Zigzag level order traversal using BFS
Time: O(n)
Space: O(n)
"""
if not root:
return []
result = []
queue = deque([root])
level = 0
while queue:
level_size = len(queue)
current_level = []
for _ in range(level_size):
node = queue.popleft()
current_level.append(node.val)
if node.left:
queue.append(node.left)
if node.right:
queue.append(node.right)
# Reverse for odd levels (1, 3, 5, ...)
if level % 2 == 1:
current_level.reverse()
result.append(current_level)
level += 1
return result
Java:
import java.util.*;
class TreeNode {
int val;
TreeNode left;
TreeNode right;
TreeNode() {}
TreeNode(int val) { this.val = val; }
TreeNode(int val, TreeNode left, TreeNode right) {
this.val = val;
this.left = left;
this.right = right;
}
}
class Solution {
public List<List<Integer>> zigzagLevelOrder(TreeNode root) {
List<List<Integer>> result = new ArrayList<>();
if (root == null) {
return result;
}
Queue<TreeNode> queue = new LinkedList<>();
queue.offer(root);
int level = 0;
while (!queue.isEmpty()) {
int levelSize = queue.size();
List<Integer> currentLevel = new ArrayList<>();
for (int i = 0; i < levelSize; i++) {
TreeNode node = queue.poll();
currentLevel.add(node.val);
if (node.left != null) {
queue.offer(node.left);
}
if (node.right != null) {
queue.offer(node.right);
}
}
// Reverse for odd levels (1, 3, 5, ...)
if (level % 2 == 1) {
Collections.reverse(currentLevel);
}
result.add(currentLevel);
level++;
}
return result;
}
}
Complexity Analysis:
- Time Complexity: O(n) - Visit each node exactly once
- Space Complexity: O(n) - Queue can store at most n nodes
Key Insights
- Level Order Traversal: Use BFS to process nodes level by level
- Zigzag Pattern: Reverse the order for odd levels (1, 3, 5, …)

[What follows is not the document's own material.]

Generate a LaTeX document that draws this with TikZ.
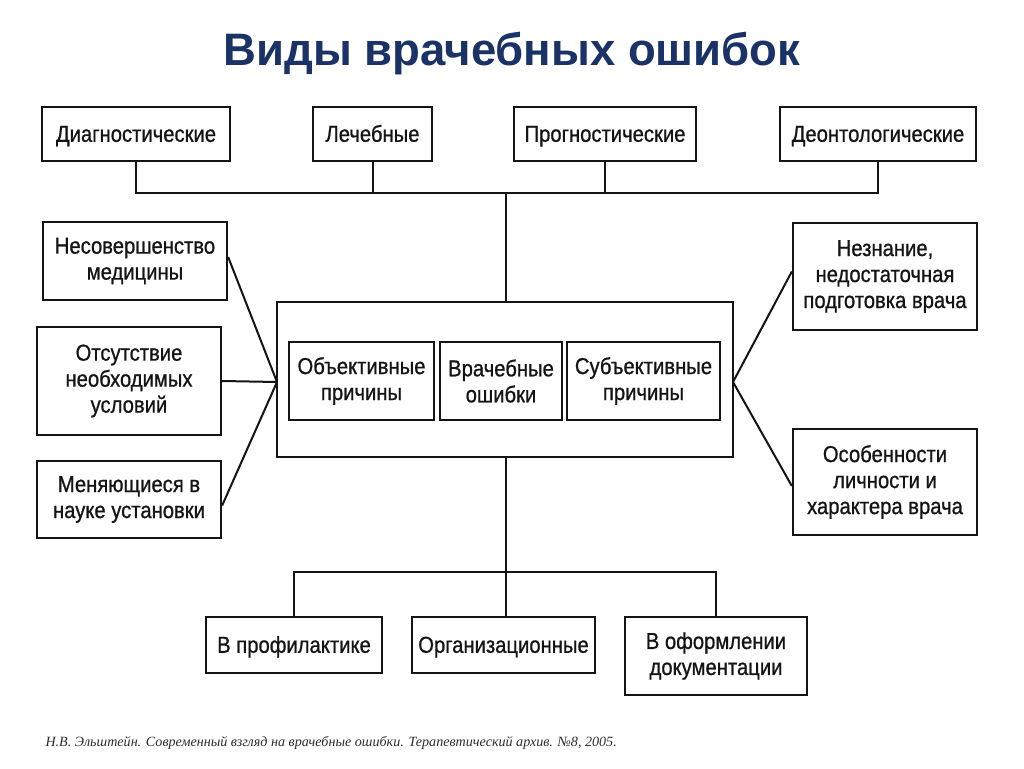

- Level Tracking: Keep track of current level to determine reversal
- Queue Management: Process all nodes at current level before moving to next
Edge Cases
- Empty Tree: Return empty list
- Single Node: Return single level with one node
- Two Levels: Handle the first reversal correctly
- Skewed Tree: Ensure proper level tracking
- Complete Tree: Verify correct zigzag pattern
Test Cases
def test_zigzagLevelOrder():
# Test case 1
root1 = TreeNode(3)
root1.left = TreeNode(9)
root1.right = TreeNode(20)
root1.right.left = TreeNode(15)
root1.right.right = TreeNode(7)
assert zigzagLevelOrder(root1) == [[3], [20, 9], [15, 7]]
# Test case 2
root2 = TreeNode(1)
assert zigzagLevelOrder(root2) == [[1]]
# Test case 3
assert zigzagLevelOrder(None) == []
print("All tests passed!")
test_zigzagLevelOrder()
Follow-up Questions
- Level Order Traversal: How would you do regular level order traversal?
- Bottom-up Level Order: Traverse from bottom to top?

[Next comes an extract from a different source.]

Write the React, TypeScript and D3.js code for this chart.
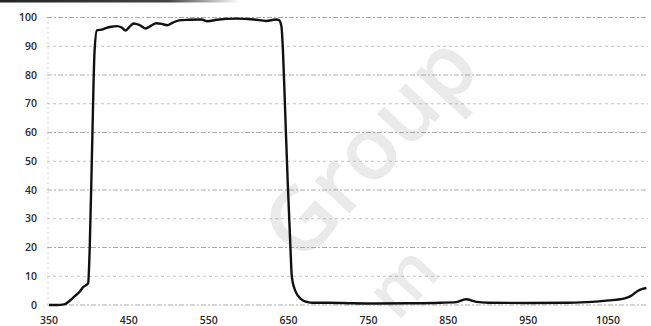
import React, { useEffect, useRef } from 'react';
import * as d3 from 'd3';

// wavelength (nm) and transmission (%)
const wavelength = [
  350, 360, 369, 376, 382, 388, 393, 397, 399, 401, 404, 407, 410,
  416, 421, 428, 435, 441, 446, 451, 456, 463, 471, 478, 484, 491, 498,
  505, 513, 525, 541, 548, 560, 584, 607, 622, 634, 638, 641, 643,
  646, 649, 652, 654, 657, 660, 663, 668, 674, 680,
  700, 730, 760, 800, 840, 860, 872, 885, 900, 950, 1000, 1030, 1051,
  1065, 1072, 1080, 1087, 1093, 1098,
];
const transmission = [
  0, 0, 0.2, 1.5, 3, 4.5, 6.3, 7, 7.5, 20, 55, 88, 95.5,
  95.8, 96.3, 96.8, 97, 96.5, 95.5, 96.8, 97.9, 97.4, 96.2, 97.2, 98, 97.8, 97.3,
  98.2, 99, 99.2, 99.3, 98.7, 99.2, 99.6, 99.3, 98.8, 99.3, 99.1, 97, 88,
  65, 42, 22, 10, 6, 4, 2.8, 1.6, 1.0, 0.8,
  0.8, 0.6, 0.5, 0.6, 0.8, 1.0, 2.0, 1.1, 0.8, 0.7, 0.8, 1.1, 1.6,
  2.0, 2.4, 3.4, 4.9, 5.6, 5.9,
];
const yTicks = [0, 10, 20, 30, 40, 50, 60, 70, 80, 90, 100];
const xTicks = [350, 450, 550, 650, 750, 850, 950, 1050];

const W = 651;
const H = 326;

export default function App() {
  const svgRef = useRef<SVGSVGElement>(null);

  useEffect(() => {
    const svg = d3.select(svgRef.current);
    svg.selectAll('*').remove();

    const x = d3.scaleLinear().domain([350, 1100]).range([49, 648]);
    const y = d3.scaleLinear().domain([0, 100]).range([305, 17.5]);
    const font = "'Open Sans', 'DejaVu Sans', sans-serif";

    // scan artefact at the top edge (cropped title bar)
    const grad = svg.append('defs').append('linearGradient').attr('id', 'topbar');
    grad.append('stop').attr('offset', '0%').attr('stop-color', '#222');
    grad.append('stop').attr('offset', '70%').attr('stop-color', '#444');
    grad.append('stop').attr('offset', '100%').attr('stop-color', '#fff');
    svg.append('rect').attr('x', 0).attr('y', 0).attr('width', 240).attr('height', 2.5)
      .attr('fill', 'url(#topbar)');

    // watermark
    svg.append('text')
      .attr('transform', 'translate(392,168) rotate(-47)')
      .attr('text-anchor', 'middle')
      .attr('font-family', font)
      .attr('font-size', 88)
      .attr('font-weight', 600)
      .attr('fill', '#eaeaea')
      .text('Group');
    svg.append('text')
      .attr('transform', 'translate(420,298) rotate(-47)')
      .attr('text-anchor', 'middle')
      .attr('font-family', font)
      .attr('font-size', 70)
      .attr('font-weight', 600)
      .attr('fill', '#eaeaea')
      .text('m');

    // grid
    svg.append('g')
      .selectAll('line')
      .data(yTicks)
      .enter()
      .append('line')
      .attr('x1', x(350) - 2)
      .attr('x2', x(1100))
      .attr('y1', d => y(d))
      .attr('y2', d => y(d))
      .attr('stroke', '#8a8a8a')
      .attr('stroke-width', 1)
      .attr('stroke-dasharray', d => (d % 20 === 0 ? '5,2,2,2' : '3,3'))
      .attr('opacity', d => (d === 0 || d % 20 === 0 ? 0.7 : 0.5));

    svg.append('line')
      .attr('x1', x(350) - 1).attr('x2', x(350) - 1)
      .attr('y1', y(100)).attr('y2', y(0))
      .attr('stroke', '#aaa')
      .attr('stroke-dasharray', '1,4');

    // y labels
    svg.append('g')
      .selectAll('text')
      .data(yTicks)
      .enter()
      .append('text')
      .attr('x', 37)
      .attr('y', d => y(d))
      .attr('dy', '0.35em')
      .attr('text-anchor', 'end')
      .attr('font-family', font)
      .attr('font-size', 10.5)
      .attr('font-weight', 600)
      .attr('fill', '#2a2a2a')
      .text(d => d);

    // x labels
    svg.append('g')
      .selectAll('text')
      .data(xTicks)
      .enter()
      .append('text')
      .attr('x', d => x(d))
      .attr('y', 324)
      .attr('text-anchor', 'middle')
      .attr('font-family', font)
      .attr('font-size', 10.5)
      .attr('font-weight', 600)
      .attr('fill', '#2a2a2a')
      .text(d => d);

    // curve
    const pts = wavelength.map((w, i) => [w, transmission[i]] as [number, number]);
    const line = d3.line<[number, number]>()
      .x(d => x(d[0]))
      .y(d => y(d[1]))
      .curve(d3.curveMonotoneX);

    svg.append('path')
      .datum(pts)
      .attr('fill', 'none')
      .attr('stroke', '#111')
      .attr('stroke-width', 2.4)
      .attr('stroke-linejoin', 'round')
      .attr('d', line);
  }, []);

  return (
    <div style={{ position: 'fixed', left: 0, top: 0, width: W, height: H, background: '#fff' }}>
      <svg ref={svgRef} width={W} height={H} style={{ display: 'block' }} />
    </div>
  );
}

- Spiral Order: Traverse in spiral order?
- Vertical Order: Traverse in vertical order?
- Diagonal Traversal: Traverse diagonally?
Common Mistakes
- Wrong Level Tracking: Not properly tracking which level to reverse
- Incorrect Reversal: Reversing wrong levels or not reversing at all
- Queue Management: Not processing all nodes at current level
- Edge Case Handling: Not handling empty tree or single node
- Index Confusion: Mixing up 0-based and 1-based level indexing
Interview Tips
- Start with BFS: Explain the level order traversal approach
- Discuss Zigzag Logic: Explain when and how to reverse levels
- Handle Edge Cases: Mention empty tree and single node cases
- Code Carefully: Pay attention to level tracking and reversal logic
- Discuss Alternatives: Mention DFS approach as alternative
Concept Explanations
Level Order Traversal: A tree traversal method where nodes are processed level by level, from left to right within each level. This is typically implemented using BFS with a queue.
Zigzag Pattern: An alternating pattern where levels are traversed left-to-right and right-to-left alternately. This creates a zigzag effect when visualizing the traversal.

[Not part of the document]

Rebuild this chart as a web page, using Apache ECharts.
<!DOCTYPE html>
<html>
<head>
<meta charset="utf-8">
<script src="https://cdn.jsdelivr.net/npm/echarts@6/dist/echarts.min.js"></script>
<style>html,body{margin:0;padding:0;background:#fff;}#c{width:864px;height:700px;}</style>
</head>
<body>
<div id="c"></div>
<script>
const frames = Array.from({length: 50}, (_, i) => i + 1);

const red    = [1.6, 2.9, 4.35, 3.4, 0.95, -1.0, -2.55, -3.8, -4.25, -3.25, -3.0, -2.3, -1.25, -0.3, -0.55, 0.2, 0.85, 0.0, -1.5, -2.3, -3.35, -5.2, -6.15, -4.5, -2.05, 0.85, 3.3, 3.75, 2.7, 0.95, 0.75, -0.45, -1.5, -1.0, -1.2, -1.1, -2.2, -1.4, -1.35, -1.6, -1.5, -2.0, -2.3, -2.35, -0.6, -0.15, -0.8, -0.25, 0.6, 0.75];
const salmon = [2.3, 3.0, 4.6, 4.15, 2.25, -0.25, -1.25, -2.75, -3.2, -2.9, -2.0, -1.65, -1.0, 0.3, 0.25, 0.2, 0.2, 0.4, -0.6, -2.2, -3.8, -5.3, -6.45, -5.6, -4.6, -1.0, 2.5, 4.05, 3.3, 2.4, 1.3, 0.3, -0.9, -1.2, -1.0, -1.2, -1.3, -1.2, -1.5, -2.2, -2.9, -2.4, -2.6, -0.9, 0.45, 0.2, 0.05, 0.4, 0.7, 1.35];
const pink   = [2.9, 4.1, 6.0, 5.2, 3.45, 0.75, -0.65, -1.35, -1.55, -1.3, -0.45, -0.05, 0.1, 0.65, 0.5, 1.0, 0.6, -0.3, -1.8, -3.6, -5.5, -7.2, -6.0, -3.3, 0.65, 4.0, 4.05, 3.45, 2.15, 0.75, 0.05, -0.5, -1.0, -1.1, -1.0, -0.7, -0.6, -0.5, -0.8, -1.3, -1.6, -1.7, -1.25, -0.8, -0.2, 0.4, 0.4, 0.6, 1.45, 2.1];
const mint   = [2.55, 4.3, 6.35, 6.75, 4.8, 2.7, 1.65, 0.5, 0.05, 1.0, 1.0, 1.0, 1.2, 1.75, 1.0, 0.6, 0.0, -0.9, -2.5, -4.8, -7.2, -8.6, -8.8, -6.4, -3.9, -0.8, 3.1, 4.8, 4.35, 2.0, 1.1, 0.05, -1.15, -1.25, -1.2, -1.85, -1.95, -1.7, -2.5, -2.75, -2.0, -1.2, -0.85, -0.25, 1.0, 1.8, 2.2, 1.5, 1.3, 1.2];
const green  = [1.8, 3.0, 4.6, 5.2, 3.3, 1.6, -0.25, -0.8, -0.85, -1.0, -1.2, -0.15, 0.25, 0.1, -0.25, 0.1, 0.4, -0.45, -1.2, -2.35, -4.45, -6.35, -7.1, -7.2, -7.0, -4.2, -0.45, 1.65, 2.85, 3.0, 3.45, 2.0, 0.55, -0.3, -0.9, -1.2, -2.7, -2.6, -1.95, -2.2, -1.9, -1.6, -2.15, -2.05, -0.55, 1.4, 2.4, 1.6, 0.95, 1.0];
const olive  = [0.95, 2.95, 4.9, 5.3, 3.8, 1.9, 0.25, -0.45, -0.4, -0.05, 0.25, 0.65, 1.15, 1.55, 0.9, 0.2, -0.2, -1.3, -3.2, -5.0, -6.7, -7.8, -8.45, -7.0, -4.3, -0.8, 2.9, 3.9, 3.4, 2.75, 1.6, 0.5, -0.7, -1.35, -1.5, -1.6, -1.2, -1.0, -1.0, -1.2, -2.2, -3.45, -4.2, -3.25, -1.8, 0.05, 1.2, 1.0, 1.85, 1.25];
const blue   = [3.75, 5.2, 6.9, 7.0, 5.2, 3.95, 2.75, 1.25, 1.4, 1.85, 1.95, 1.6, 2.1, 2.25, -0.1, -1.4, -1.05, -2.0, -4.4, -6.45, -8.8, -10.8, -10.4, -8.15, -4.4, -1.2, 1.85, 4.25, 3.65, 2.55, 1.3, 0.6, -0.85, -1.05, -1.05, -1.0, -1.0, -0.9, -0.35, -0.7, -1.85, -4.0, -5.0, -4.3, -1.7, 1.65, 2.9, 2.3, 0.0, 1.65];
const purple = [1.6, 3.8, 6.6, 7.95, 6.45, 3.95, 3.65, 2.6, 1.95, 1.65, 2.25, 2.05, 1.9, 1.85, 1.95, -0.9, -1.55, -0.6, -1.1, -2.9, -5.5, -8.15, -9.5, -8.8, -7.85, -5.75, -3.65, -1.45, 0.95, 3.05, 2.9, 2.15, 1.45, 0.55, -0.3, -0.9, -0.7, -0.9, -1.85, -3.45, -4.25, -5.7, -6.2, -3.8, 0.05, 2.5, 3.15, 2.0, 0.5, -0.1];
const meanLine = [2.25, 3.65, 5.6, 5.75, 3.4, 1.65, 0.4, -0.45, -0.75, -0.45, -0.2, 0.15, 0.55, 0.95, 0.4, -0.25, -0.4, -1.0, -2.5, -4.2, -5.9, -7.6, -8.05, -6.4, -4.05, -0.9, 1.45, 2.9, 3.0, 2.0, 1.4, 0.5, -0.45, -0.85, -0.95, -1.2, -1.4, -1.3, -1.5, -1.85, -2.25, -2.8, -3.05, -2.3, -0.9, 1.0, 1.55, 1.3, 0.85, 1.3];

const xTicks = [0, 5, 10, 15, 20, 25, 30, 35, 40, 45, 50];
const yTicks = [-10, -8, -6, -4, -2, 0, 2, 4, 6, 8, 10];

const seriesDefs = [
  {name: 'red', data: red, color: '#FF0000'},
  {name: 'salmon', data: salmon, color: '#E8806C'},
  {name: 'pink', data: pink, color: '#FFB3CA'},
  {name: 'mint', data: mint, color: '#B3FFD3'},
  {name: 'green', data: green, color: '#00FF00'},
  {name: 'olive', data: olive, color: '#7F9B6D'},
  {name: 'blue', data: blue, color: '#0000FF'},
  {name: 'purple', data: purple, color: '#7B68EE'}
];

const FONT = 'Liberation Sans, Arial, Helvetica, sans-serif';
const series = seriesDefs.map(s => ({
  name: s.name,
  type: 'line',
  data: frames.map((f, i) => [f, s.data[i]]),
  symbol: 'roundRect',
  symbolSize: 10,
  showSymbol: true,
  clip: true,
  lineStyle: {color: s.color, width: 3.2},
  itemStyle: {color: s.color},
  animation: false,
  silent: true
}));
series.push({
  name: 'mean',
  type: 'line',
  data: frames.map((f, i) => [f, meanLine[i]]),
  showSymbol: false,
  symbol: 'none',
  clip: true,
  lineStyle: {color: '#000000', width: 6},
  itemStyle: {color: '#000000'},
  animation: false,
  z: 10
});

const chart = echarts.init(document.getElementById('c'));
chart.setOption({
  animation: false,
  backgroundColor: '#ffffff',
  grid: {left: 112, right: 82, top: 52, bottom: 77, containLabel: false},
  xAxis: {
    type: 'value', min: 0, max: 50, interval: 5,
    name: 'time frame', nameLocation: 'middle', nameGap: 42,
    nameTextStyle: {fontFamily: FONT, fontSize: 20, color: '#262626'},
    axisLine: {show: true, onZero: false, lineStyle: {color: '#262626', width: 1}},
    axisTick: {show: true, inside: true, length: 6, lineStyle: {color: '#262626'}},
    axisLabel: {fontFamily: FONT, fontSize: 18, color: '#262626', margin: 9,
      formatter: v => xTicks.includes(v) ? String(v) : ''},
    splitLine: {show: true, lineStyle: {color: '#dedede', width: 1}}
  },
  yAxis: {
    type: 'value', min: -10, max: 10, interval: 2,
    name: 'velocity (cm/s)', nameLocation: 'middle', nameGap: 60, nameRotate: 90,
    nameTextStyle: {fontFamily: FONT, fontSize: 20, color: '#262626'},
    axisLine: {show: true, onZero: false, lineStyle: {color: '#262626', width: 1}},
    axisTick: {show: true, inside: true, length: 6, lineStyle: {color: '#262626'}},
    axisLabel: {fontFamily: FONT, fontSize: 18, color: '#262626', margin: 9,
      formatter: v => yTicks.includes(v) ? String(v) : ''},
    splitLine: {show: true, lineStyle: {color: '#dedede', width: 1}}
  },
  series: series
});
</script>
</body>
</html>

BFS vs DFS: BFS naturally processes nodes level by level, making it ideal for level order problems. DFS can also be used but requires additional level tracking.
When to Use: Use this pattern when you need to process tree nodes level by level with some modification to the standard left-to-right order, such as reversing alternate levels or applying different logic to different levels.